The search for the perfect look. Nothing has fueled more industries than the desire mankind has for their vision of aesthetic perfection. Despite all the different beauty, hair and makeup products on the market, certain demographics or communities are often overlooked. The hair and beauty needs of ethic women and people of color are different, unique and too often unaddressed by mainstream hair and beauty companies.

Hair is so important, although many would beg to differ. Hair is a sign of health and vitality. Even the shininess of hair is thought to be an indicator of good health. Even in the subconscious mind the issue of hair a concern. Men are often attracted to women with long, healthy hair and the appearance of health and sex appeal that it creates. With this is mind, women often go to great lengths to achieve shiny, healthy hair that is also beautifully styled.

Woman of all races spend money on hair and beauty related products, with ethnic women often being the biggest spenders. However, when you take a good look at the types of products available and even their placement on store shelves, you’ll see the disparity in the number of products for people and women of color. 

The hair of ethnic women varies in texture, but is often curlier and prone to dryness. A lot of the techniques African American and ethnic women use to style or straighten the hair usually increases dryness. Hair dyes, relaxers and many shampoos often dry out the hair of Black women. This fact is often ignored by beauty companies and manufactures, who have failed to create a product or tool solution for this problem.

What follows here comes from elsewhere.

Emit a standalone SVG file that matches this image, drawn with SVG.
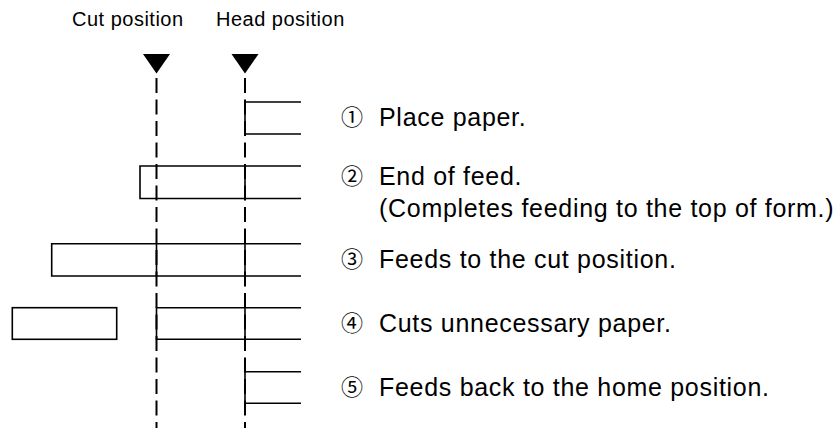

Recently, there has been a shift in the marketing and product lines of many big beauty companies as they begin to focus on the needs of ethnic and African American communities. Products that naturally combat dryness, such as coconut oil and Shea butter are now being added to a number of products. Sulfate and paraben-free shampoos and beauty products are also being introduced as women of color are becoming more educated about their hair type and what products will work best for them.

These and other changes serve as indicators that the mainstream is finally willing or able to deal with the beauty issues of ethnic communities. More and more products are being released that are designed to deal specifically with the hair and beauty problems that people of color face. Hopefully the trend to cater to ethic demographics continues. It serves to be lucrative for both the business and the consumer.